Mango bu sorular ve Başbakan Erdoğan ile Baş Danışmanı Yalçın Akdoğan’ın mektupta imzası olan isimlere yönelik ağır eleştirilerine karşılık çok kısa bir açıklama göndermekle yetindi. Mango’nun Cumhuriyet’e verdiği yazılı demeç şöyle.
“Tüm sorularınıza bir kısa cümlede yanıt vereceğim.
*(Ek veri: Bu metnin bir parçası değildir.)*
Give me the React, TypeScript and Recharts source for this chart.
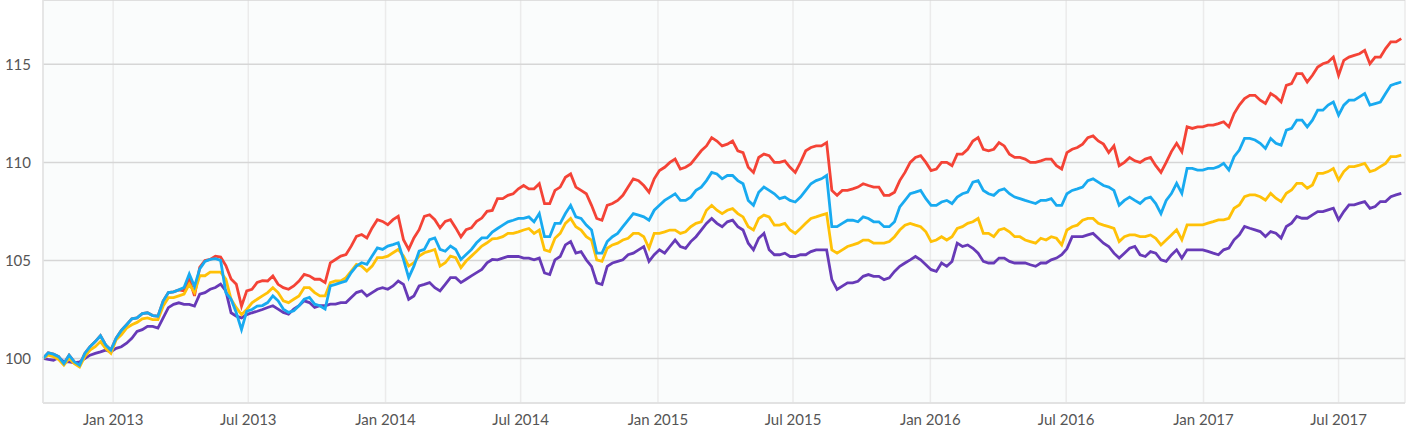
import { LineChart, Line, XAxis, YAxis, CartesianGrid } from 'recharts'

const DAY = 24 * 60 * 60 * 1000
const START = Date.UTC(2012, 8, 29)
const STEP_DAYS = 7

const TICKS = [
  Date.UTC(2013, 0, 1),
  Date.UTC(2013, 6, 1),
  Date.UTC(2014, 0, 1),
  Date.UTC(2014, 6, 1),
  Date.UTC(2015, 0, 1),
  Date.UTC(2015, 6, 1),
  Date.UTC(2016, 0, 1),
  Date.UTC(2016, 6, 1),
  Date.UTC(2017, 0, 1),
  Date.UTC(2017, 6, 1),
]
const MONTHS = ['Jan', 'Feb', 'Mar', 'Apr', 'May', 'Jun', 'Jul', 'Aug', 'Sep', 'Oct', 'Nov', 'Dec']

// readings every other week (weeks 0, 2, 4, ...)
const red = [
  100.0, 100.22, 99.74, 99.83, 100.26, 100.86, 100.69, 101.03, 101.72, 102.07,
  102.33, 102.16, 103.36, 103.5, 104.05, 104.65, 105.05, 105.17, 104.05, 102.67,
  103.53, 103.97, 104.21, 103.61, 103.7, 104.29, 104.04, 103.87, 105.05, 105.3,
  106.23, 106.15, 107.08, 106.82, 107.25, 105.56, 106.57, 107.33, 106.66, 107.08,
  106.2, 106.66, 107.16, 107.55, 108.15, 108.4, 108.82, 108.65, 107.9, 108.57,
  109.24, 108.74, 108.4, 107.14, 107.81, 108.06, 108.74, 109.07, 108.48, 109.58,
  110.0, 109.66, 109.92, 110.59, 111.26, 110.84, 111.09, 110.5, 109.49, 110.42,
  110.0, 110.08, 109.49, 110.59, 110.84, 111.01, 108.32, 108.57, 108.74, 108.82,
  108.74, 108.32, 109.07, 110.0, 110.34, 109.58, 110.0, 109.83, 110.42, 111.09,
  110.67, 110.67, 110.84, 110.25, 110.17, 110.0, 110.17, 109.83, 110.5, 110.76,
  111.26, 111.09, 110.5, 109.83, 110.25, 110.0, 110.25, 109.49, 110.55, 110.54,
  111.73, 111.81, 111.9, 112.07, 112.49, 113.25, 113.42, 113.0, 113.34, 113.93,
  114.53, 114.1, 114.86, 115.12, 114.44, 115.37, 115.54, 115.03, 115.37, 116.14,
  116.31,
]
// readings for the weeks in between (weeks 1, 3, 5, ...)
const redMid = [
  100.29, 100.09, 100.17, 99.66, 100.6, 101.16, 100.43, 101.43, 102.02, 102.29,
  102.19, 102.93, 103.4, 103.45, 103.19, 105.0, 105.22, 104.74, 103.79, 103.45,
  103.88, 103.95, 103.78, 103.53, 103.95, 104.21, 104.04, 104.88, 105.22, 105.73,
  106.32, 106.66, 106.99, 107.08, 106.06, 106.15, 107.25, 107.08, 106.99, 106.66,
  106.57, 106.99, 107.5, 108.15, 108.32, 108.65, 108.65, 108.91, 107.9, 108.74,
  109.41, 108.57, 107.81, 107.05, 107.9, 108.32, 109.16, 108.82, 109.16, 109.75,
  110.17, 109.75, 110.25, 110.84, 111.09, 110.93, 110.59, 109.75, 110.25, 110.34,
  110.0, 109.75, 110.0, 110.76, 110.84, 108.57, 108.57, 108.65, 108.91, 108.74,
  108.32, 108.48, 109.49, 110.25, 110.0, 109.66, 110.0, 110.42, 110.67, 111.26,
  110.59, 111.01, 110.42, 110.25, 110.0, 110.08, 110.17, 109.66, 110.67, 110.93,
  111.35, 110.93, 110.84, 110.0, 110.08, 110.17, 109.83, 110.0, 110.97, 111.81,
  111.81, 111.9, 111.98, 111.81, 112.92, 113.42, 113.17, 113.51, 113.08, 114.02,
  114.53, 114.44, 115.03, 115.37, 115.2, 115.46, 115.71, 115.37, 115.8, 116.14,
]

const blue = [
  100.0, 100.22, 99.74, 99.83, 100.26, 100.86, 100.69, 101.03, 101.72, 102.07,
  102.33, 102.16, 103.36, 103.5, 104.31, 104.57, 105.05, 105.0, 103.02, 101.47,
  102.5, 102.7, 103.19, 102.52, 102.43, 103.02, 102.77, 102.52, 103.78, 103.95,
  104.71, 104.8, 105.64, 105.73, 105.9, 104.12, 105.47, 106.06, 105.56, 105.73,
  105.05, 105.56, 106.15, 106.45, 106.8, 107.05, 107.14, 106.97, 106.21, 106.89,
  107.39, 107.22, 106.8, 105.37, 105.96, 106.38, 107.05, 107.31, 107.05, 107.81,
  108.23, 108.06, 108.23, 108.74, 109.49, 109.16, 109.33, 108.91, 107.81, 108.74,
  108.4, 108.23, 107.98, 108.57, 109.07, 109.33, 106.72, 107.05, 106.97, 107.14,
  106.97, 106.72, 107.73, 108.4, 108.57, 107.81, 107.98, 107.9, 108.4, 108.99,
  108.57, 108.32, 108.65, 108.23, 108.06, 107.9, 108.06, 107.81, 108.4, 108.65,
  109.07, 108.99, 108.74, 107.81, 108.23, 107.9, 108.23, 107.39, 108.41, 108.42,
  109.69, 109.61, 109.69, 109.95, 110.29, 111.22, 111.14, 110.71, 110.97, 111.64,
  112.15, 111.81, 112.66, 112.92, 112.41, 113.17, 113.34, 112.92, 113.08, 113.93,
  114.1,
]
const blueMid = [
  100.29, 100.09, 100.17, 99.66, 100.6, 101.16, 100.43, 101.43, 102.02, 102.29,
  102.19, 102.93, 103.4, 103.62, 103.67, 104.95, 105.09, 103.36, 102.33, 102.41,
  102.67, 102.85, 102.94, 102.35, 102.69, 103.11, 102.69, 103.7, 103.87, 104.38,
  104.88, 105.22, 105.56, 105.81, 105.05, 104.71, 105.56, 106.15, 105.47, 105.56,
  105.3, 105.9, 106.15, 106.63, 106.97, 107.14, 107.22, 107.39, 106.21, 106.89,
  107.81, 107.14, 106.55, 105.37, 106.21, 106.72, 107.39, 107.22, 107.56, 108.06,
  108.4, 108.06, 108.57, 109.07, 109.41, 109.33, 109.07, 108.06, 108.48, 108.57,
  108.15, 108.06, 108.23, 108.91, 109.16, 106.72, 106.89, 107.05, 107.22, 106.97,
  106.72, 106.97, 108.06, 108.48, 108.15, 107.81, 108.06, 108.23, 108.48, 109.07,
  108.4, 108.57, 108.4, 108.15, 107.98, 108.06, 108.15, 107.81, 108.57, 108.74,
  109.16, 108.82, 108.57, 108.06, 108.06, 108.15, 107.9, 108.06, 108.93, 109.69,
  109.61, 109.69, 109.78, 109.61, 110.63, 111.22, 110.97, 111.22, 110.88, 111.73,
  112.15, 112.15, 112.66, 113.08, 112.92, 113.17, 113.51, 113.0, 113.51, 114.02,
]

const yellow = [
  100.0, 100.09, 99.66, 99.74, 100.09, 100.6, 100.5, 100.95, 101.55, 101.84,
  102.07, 101.98, 103.1, 103.19, 103.79, 104.22, 104.4, 104.4, 103.02, 102.24,
  102.84, 103.19, 103.61, 102.94, 103.02, 103.61, 103.36, 103.19, 103.95, 104.12,
  104.8, 104.46, 105.14, 105.22, 105.56, 104.71, 105.22, 105.47, 104.71, 105.22,
  104.63, 105.22, 105.73, 106.1, 106.21, 106.38, 106.55, 106.38, 105.54, 106.13,
  106.89, 106.72, 106.21, 105.03, 105.62, 105.88, 106.13, 106.38, 105.62, 106.38,
  106.55, 106.38, 106.72, 106.97, 107.81, 107.39, 107.64, 107.22, 106.55, 107.31,
  106.8, 106.89, 106.38, 106.89, 107.22, 107.39, 105.37, 105.71, 105.88, 106.04,
  105.88, 105.96, 106.55, 106.89, 106.72, 105.96, 106.21, 106.21, 106.72, 106.97,
  106.38, 106.21, 106.63, 106.21, 106.04, 105.88, 106.04, 106.13, 106.55, 106.8,
  107.14, 106.89, 106.72, 105.96, 106.3, 106.21, 106.3, 105.79, 106.3, 106.05,
  106.81, 106.81, 106.98, 107.07, 107.66, 108.25, 108.34, 108.08, 108.17, 108.42,
  108.93, 108.68, 109.44, 109.53, 109.1, 109.78, 109.86, 109.53, 109.78, 110.29,
  110.37,
]
const yellowMid = [
  100.17, 99.95, 100.0, 99.57, 100.43, 100.86, 100.26, 101.21, 101.72, 102.02,
  101.98, 102.67, 103.1, 103.28, 103.36, 104.22, 104.4, 104.05, 102.59, 102.5,
  103.02, 103.36, 103.36, 102.85, 103.19, 103.61, 103.19, 103.87, 103.95, 104.46,
  104.71, 104.71, 105.14, 105.39, 105.22, 104.88, 105.39, 105.56, 104.88, 105.14,
  104.97, 105.47, 105.9, 106.13, 106.38, 106.46, 106.63, 106.55, 105.45, 106.38,
  107.14, 106.55, 106.04, 104.95, 105.79, 106.04, 106.38, 106.21, 106.38, 106.46,
  106.55, 106.46, 106.89, 107.56, 107.56, 107.56, 107.39, 106.72, 107.14, 107.22,
  106.8, 106.55, 106.63, 107.14, 107.31, 105.54, 105.54, 105.79, 106.04, 105.88,
  105.88, 106.21, 106.8, 106.8, 106.46, 106.04, 106.04, 106.63, 106.89, 107.14,
  106.38, 106.55, 106.46, 106.21, 105.96, 106.13, 106.21, 105.79, 106.72, 107.05,
  107.14, 106.8, 106.63, 106.21, 106.3, 106.21, 106.13, 106.04, 106.56, 106.81,
  106.81, 106.9, 107.07, 107.15, 107.83, 108.34, 108.25, 108.42, 108.0, 108.59,
  108.93, 108.85, 109.44, 109.69, 109.53, 109.78, 109.95, 109.61, 109.95, 110.29,
]

const purple = [
  100.0, 99.91, 99.83, 99.78, 100.0, 100.26, 100.43, 100.52, 100.78, 101.38,
  101.64, 101.55, 102.59, 102.84, 102.76, 103.28, 103.53, 103.79, 102.33, 102.07,
  102.33, 102.5, 102.69, 102.35, 102.52, 102.94, 102.6, 102.69, 102.77, 102.85,
  103.36, 103.19, 103.53, 103.53, 103.95, 103.02, 103.7, 103.87, 103.45, 104.12,
  103.87, 104.21, 104.54, 105.05, 105.12, 105.2, 105.12, 105.03, 104.36, 105.03,
  105.79, 105.37, 105.03, 103.86, 104.7, 104.95, 105.29, 105.54, 104.95, 105.54,
  105.71, 105.71, 105.96, 106.55, 107.14, 106.72, 107.05, 106.55, 105.54, 106.38,
  105.29, 105.37, 105.2, 105.29, 105.54, 105.54, 103.52, 103.86, 103.94, 104.28,
  104.19, 104.11, 104.7, 105.03, 105.03, 104.53, 104.87, 104.95, 105.71, 105.62,
  104.95, 104.87, 105.12, 104.87, 104.87, 104.7, 104.87, 105.12, 105.6, 106.21,
  106.3, 106.13, 105.71, 105.12, 105.62, 105.29, 105.45, 105.03, 105.28, 105.12,
  105.54, 105.54, 105.37, 105.54, 106.05, 106.73, 106.56, 106.22, 106.39, 106.73,
  107.24, 107.15, 107.49, 107.58, 107.07, 107.83, 107.92, 107.66, 108.0, 108.25,
  108.42,
]
const purpleMid = [
  99.95, 100.05, 99.83, 99.83, 100.17, 100.34, 100.34, 100.6, 101.03, 101.47,
  101.64, 102.07, 102.76, 102.76, 102.67, 103.36, 103.62, 103.45, 102.16, 102.24,
  102.41, 102.6, 102.52, 102.26, 102.69, 102.85, 102.69, 102.77, 102.85, 103.11,
  103.45, 103.36, 103.61, 103.7, 103.78, 103.19, 103.78, 103.61, 103.78, 104.12,
  104.04, 104.38, 104.88, 105.03, 105.2, 105.2, 105.12, 105.12, 104.28, 105.2,
  105.96, 105.45, 104.7, 103.77, 104.87, 105.03, 105.37, 105.71, 105.29, 105.37,
  106.04, 105.62, 106.21, 106.89, 106.89, 106.97, 106.72, 105.88, 106.13, 105.54,
  105.29, 105.2, 105.29, 105.45, 105.54, 104.02, 103.69, 103.86, 104.19, 104.19,
  104.02, 104.44, 104.87, 105.2, 104.78, 104.44, 104.7, 105.88, 105.79, 105.37,
  104.87, 105.12, 104.95, 104.87, 104.78, 104.87, 105.03, 105.29, 106.21, 106.21,
  106.38, 105.88, 105.37, 105.37, 105.71, 105.2, 105.37, 104.95, 105.54, 105.54,
  105.54, 105.46, 105.29, 105.63, 106.31, 106.64, 106.47, 106.47, 106.14, 106.9,
  107.15, 107.32, 107.49, 107.66, 107.49, 107.83, 108.0, 107.75, 108.0, 108.34,
]

const pick = (even: number[], odd: number[], k: number) =>
  k % 2 === 0 ? even[k / 2] : odd[(k - 1) / 2]

const data = Array.from({ length: red.length + redMid.length }, (_v, k) => ({
  date: START + k * STEP_DAYS * DAY,
  red: pick(red, redMid, k),
  blue: pick(blue, blueMid, k),
  yellow: pick(yellow, yellowMid, k),
  purple: pick(purple, purpleMid, k),
}))

const formatTick = (t: number) => {
  const d = new Date(t)
  return `${MONTHS[d.getUTCMonth()]} ${d.getUTCFullYear()}`
}

const tickStyle = { fill: '#555', fontSize: 15, fontFamily: 'Lato, sans-serif' }

export default function App() {
  return (
    <div style={{ position: 'absolute', left: 0, top: 0, background: '#fff' }}>
      <LineChart
        width={1419}
        height={440}
        data={data}
        margin={{ top: 0, right: 14, bottom: 0, left: 0 }}
      >
        <CartesianGrid
          horizontal={false}
          stroke="#ebebeb"
          strokeWidth={1.5}
          fill="#fafcfc"
        />
        <CartesianGrid vertical={false} stroke="#d6d6d6" strokeWidth={1.5} />
        <XAxis
          dataKey="date"
          type="number"
          scale="time"
          domain={[START, START + 1825 * DAY]}
          ticks={TICKS}
          tickFormatter={formatTick}
          tick={tickStyle}
          tickLine={false}
          axisLine={{ stroke: '#e3e3e3', strokeWidth: 1.5 }}
          height={37}
          tickMargin={5}
        />
        <YAxis
          type="number"
          domain={[97.73, 118.28]}
          ticks={[100, 105, 110, 115]}
          allowDataOverflow
          tick={tickStyle}
          tickLine={false}
          axisLine={{ stroke: '#e3e3e3', strokeWidth: 1.5 }}
          width={43}
          tickMargin={6}
        />
        <Line dataKey="red" stroke="#f44336" strokeWidth={2.8} dot={false} isAnimationActive={false} />
        <Line dataKey="purple" stroke="#673ab7" strokeWidth={2.8} dot={false} isAnimationActive={false} />
        <Line dataKey="yellow" stroke="#ffc107" strokeWidth={2.8} dot={false} isAnimationActive={false} />
        <Line dataKey="blue" stroke="#18aaf0" strokeWidth={2.8} dot={false} isAnimationActive={false} />
      </LineChart>
    </div>
  )
}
Beni ve Times’taki ilanın diğer imzacılarını motive eden şey, Türkiye’de özgürlüğün erozyona uğraması, devlet organizasyonunun partizan sebeplerle hor görülmesi ve otonom kurumların yıkılmasıdır.”
Gelişmeleri internetten izledim
“Benim durumuma gelince, Türkiye’nin modernizasyonu ve demokratik kalkınması üzerinde uzun yıllar çalıştım. Bu konuda kitaplar yazdım ve hayatım boyunca Türkiye’nin ilerlemesini takip ettim. Şimdi seyahat edemeyecek kadar yaşlıyım ama hâlâ gelişmeleri internet üzerinden takip ediyorum.”
“Bugünlerde yaşanan gelişmeler beni üzüyor. Cumhuriyet’in Atatürk tarafından kurulmasından yaklaşık bir asır sonra, Türkiye Putin’in Rusya’sından da Chavez gibi demagogların Venezüella’sından da daha iyi modelleri hak ediyor. Mursi’yi anmıyorum bile.”